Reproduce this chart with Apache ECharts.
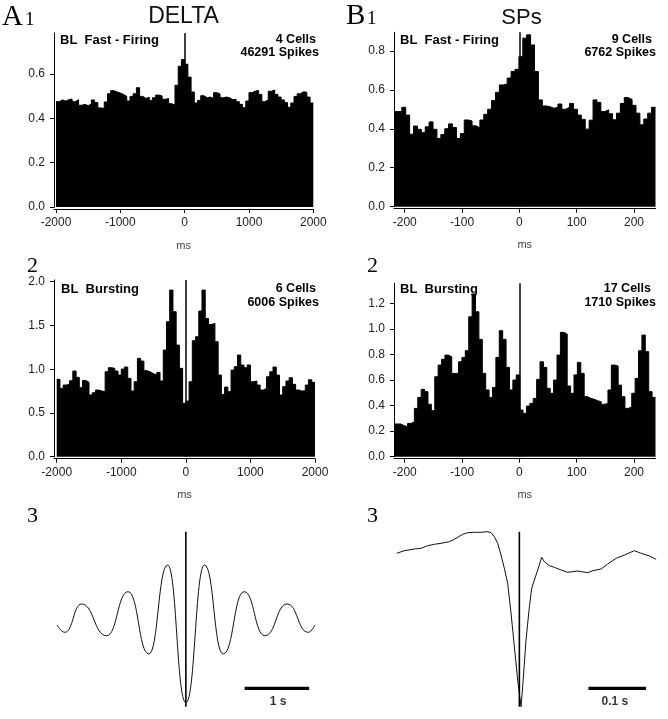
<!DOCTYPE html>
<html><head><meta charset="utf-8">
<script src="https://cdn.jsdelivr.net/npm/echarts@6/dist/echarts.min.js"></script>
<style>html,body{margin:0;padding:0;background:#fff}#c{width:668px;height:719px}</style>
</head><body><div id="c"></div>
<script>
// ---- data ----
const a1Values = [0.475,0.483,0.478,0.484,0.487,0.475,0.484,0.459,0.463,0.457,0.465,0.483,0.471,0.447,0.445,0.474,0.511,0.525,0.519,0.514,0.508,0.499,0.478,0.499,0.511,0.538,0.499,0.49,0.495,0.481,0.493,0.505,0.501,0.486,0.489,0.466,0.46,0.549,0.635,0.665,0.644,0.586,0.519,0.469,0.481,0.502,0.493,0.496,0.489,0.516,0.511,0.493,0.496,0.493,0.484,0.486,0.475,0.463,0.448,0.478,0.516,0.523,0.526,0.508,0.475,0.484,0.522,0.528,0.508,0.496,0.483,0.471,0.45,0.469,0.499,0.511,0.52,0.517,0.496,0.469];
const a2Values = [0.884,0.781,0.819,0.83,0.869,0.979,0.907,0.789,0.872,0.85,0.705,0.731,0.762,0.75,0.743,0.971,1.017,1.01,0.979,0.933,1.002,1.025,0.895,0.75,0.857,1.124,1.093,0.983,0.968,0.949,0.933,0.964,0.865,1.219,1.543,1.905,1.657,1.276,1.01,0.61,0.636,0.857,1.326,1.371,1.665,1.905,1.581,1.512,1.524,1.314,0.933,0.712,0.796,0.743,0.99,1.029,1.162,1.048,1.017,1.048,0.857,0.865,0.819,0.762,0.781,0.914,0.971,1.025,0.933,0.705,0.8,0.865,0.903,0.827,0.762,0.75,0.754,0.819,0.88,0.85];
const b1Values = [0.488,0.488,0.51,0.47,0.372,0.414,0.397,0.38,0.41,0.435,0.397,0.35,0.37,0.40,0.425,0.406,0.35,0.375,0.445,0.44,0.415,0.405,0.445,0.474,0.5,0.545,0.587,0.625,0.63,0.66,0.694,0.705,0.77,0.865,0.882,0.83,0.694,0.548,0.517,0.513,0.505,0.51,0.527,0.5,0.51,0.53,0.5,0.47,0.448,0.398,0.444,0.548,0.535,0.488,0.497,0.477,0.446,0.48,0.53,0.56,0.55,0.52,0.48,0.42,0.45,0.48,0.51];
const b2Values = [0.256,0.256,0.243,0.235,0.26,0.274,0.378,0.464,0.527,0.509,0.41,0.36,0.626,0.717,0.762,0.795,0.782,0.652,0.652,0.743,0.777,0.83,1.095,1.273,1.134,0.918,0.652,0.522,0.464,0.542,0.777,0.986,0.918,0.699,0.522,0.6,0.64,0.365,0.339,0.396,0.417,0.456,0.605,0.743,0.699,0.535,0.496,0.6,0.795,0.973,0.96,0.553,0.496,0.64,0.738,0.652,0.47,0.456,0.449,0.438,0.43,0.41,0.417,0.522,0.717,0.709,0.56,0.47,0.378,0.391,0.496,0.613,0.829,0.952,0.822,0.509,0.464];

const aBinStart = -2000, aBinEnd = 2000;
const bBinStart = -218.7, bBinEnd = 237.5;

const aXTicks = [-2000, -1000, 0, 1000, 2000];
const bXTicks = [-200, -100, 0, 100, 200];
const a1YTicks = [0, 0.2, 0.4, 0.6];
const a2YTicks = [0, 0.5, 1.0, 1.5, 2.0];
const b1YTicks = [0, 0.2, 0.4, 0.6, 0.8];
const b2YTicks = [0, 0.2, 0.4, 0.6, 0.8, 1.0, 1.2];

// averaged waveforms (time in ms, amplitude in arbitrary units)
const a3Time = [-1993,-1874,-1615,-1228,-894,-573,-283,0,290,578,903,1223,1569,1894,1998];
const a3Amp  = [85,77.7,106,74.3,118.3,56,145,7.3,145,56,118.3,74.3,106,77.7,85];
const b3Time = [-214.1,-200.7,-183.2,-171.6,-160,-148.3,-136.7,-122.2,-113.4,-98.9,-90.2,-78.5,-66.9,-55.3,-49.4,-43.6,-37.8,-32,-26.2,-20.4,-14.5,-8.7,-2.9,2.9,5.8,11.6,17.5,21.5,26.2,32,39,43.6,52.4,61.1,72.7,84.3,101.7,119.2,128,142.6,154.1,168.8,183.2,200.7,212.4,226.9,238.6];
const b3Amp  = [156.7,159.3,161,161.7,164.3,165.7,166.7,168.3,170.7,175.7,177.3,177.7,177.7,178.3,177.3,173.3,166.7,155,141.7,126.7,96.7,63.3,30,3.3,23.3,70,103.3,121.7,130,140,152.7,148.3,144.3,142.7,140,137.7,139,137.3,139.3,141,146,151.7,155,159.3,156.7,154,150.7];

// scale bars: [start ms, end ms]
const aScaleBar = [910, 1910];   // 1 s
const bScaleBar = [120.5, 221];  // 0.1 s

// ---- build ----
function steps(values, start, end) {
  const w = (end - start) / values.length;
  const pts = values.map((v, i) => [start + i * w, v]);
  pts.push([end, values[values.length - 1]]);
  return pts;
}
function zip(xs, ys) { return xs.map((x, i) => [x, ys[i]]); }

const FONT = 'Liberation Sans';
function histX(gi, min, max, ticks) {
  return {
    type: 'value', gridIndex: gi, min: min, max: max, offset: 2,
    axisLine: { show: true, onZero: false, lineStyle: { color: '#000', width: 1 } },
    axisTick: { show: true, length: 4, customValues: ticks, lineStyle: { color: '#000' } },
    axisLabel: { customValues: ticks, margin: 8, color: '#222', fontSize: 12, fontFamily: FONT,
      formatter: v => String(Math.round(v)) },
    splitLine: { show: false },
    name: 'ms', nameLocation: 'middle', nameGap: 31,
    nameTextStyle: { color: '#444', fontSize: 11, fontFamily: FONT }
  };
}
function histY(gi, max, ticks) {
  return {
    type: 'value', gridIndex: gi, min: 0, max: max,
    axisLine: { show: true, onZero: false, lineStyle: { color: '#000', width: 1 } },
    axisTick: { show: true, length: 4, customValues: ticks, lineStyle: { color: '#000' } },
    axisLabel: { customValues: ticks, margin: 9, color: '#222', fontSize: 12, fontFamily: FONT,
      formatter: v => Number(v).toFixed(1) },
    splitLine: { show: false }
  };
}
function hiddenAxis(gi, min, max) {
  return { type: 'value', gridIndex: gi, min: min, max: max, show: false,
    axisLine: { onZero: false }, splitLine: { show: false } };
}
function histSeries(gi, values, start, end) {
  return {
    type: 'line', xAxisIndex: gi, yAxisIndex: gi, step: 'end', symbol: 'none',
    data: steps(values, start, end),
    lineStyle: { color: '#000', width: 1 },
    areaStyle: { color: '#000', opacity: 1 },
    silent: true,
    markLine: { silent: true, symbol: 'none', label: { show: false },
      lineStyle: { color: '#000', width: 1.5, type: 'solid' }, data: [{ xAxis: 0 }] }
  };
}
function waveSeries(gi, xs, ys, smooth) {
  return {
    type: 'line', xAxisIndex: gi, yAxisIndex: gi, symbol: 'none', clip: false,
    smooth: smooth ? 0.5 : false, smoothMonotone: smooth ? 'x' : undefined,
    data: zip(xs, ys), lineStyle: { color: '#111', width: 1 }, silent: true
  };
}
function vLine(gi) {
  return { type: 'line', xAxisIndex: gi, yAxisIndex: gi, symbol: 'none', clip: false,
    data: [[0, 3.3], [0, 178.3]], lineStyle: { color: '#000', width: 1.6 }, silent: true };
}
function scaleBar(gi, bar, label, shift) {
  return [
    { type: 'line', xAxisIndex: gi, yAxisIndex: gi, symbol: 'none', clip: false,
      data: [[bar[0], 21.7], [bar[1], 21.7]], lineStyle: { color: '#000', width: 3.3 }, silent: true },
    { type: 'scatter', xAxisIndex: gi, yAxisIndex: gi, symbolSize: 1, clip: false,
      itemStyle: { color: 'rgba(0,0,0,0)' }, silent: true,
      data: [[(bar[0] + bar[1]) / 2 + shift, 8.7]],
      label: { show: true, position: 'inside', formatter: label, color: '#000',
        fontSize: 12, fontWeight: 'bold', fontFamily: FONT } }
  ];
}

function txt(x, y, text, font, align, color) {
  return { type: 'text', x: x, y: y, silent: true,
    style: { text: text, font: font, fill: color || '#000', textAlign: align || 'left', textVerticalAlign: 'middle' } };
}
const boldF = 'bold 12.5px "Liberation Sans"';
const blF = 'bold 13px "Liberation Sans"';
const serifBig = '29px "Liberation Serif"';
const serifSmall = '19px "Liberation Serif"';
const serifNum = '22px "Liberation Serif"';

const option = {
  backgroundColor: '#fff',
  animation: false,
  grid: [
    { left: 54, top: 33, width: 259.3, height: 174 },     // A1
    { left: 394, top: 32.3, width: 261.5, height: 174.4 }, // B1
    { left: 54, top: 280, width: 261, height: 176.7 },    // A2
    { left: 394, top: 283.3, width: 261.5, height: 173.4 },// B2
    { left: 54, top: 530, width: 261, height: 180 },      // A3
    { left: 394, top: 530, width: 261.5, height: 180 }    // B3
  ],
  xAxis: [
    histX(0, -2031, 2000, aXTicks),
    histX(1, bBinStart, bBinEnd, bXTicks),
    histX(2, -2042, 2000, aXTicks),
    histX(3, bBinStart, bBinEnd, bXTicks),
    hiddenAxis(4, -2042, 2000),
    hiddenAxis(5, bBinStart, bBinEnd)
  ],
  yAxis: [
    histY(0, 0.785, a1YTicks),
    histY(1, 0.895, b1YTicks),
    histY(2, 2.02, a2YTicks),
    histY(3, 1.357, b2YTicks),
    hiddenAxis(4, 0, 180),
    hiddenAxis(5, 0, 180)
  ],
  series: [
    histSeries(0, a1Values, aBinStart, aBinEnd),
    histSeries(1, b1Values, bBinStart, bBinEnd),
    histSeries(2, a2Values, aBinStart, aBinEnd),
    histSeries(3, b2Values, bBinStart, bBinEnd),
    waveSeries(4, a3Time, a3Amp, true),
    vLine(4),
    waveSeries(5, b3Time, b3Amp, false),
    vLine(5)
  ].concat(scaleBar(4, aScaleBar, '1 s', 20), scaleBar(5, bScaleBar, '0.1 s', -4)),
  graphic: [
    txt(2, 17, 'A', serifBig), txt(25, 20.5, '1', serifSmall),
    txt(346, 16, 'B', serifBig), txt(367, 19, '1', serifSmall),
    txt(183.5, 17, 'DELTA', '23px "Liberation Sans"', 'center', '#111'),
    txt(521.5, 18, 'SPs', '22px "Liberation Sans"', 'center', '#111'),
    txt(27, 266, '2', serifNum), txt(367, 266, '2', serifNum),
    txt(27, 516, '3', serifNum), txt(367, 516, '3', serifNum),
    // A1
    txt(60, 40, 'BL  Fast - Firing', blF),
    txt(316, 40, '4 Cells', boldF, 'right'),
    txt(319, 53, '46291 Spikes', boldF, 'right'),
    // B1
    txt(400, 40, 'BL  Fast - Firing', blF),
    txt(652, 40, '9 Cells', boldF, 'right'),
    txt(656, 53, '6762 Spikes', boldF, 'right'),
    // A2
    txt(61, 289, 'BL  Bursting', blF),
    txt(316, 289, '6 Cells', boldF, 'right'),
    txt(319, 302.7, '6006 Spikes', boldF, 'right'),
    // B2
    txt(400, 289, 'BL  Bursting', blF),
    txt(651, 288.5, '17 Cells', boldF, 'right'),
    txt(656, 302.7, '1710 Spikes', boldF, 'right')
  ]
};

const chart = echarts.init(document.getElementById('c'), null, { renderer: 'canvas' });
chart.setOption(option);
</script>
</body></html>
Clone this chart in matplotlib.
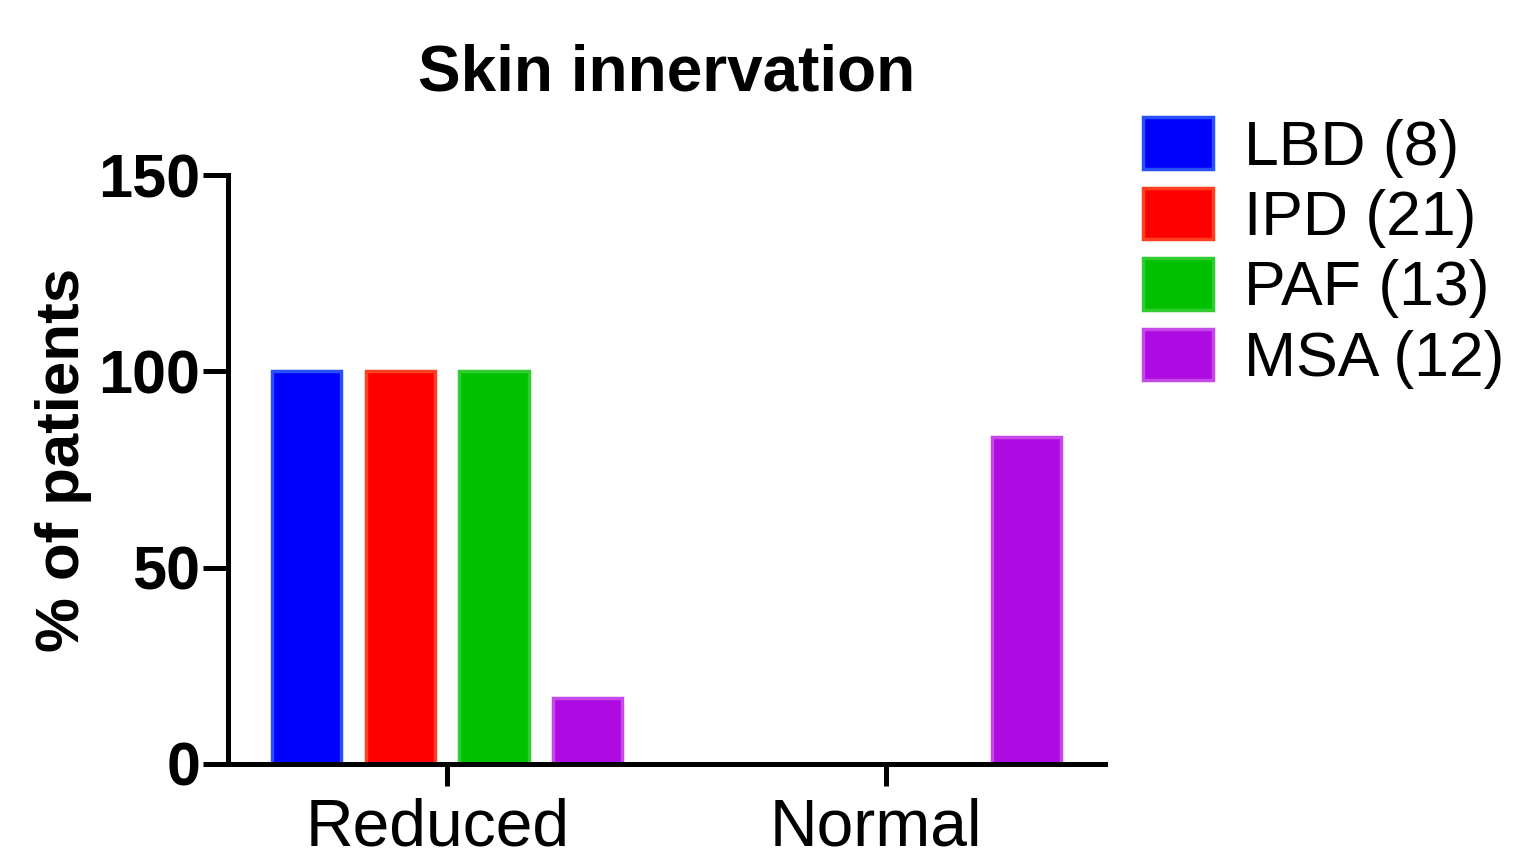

--- --- ---

Problem to solve → Work out the count of lines containing the word "this", then write only that count.

Answer in full → 2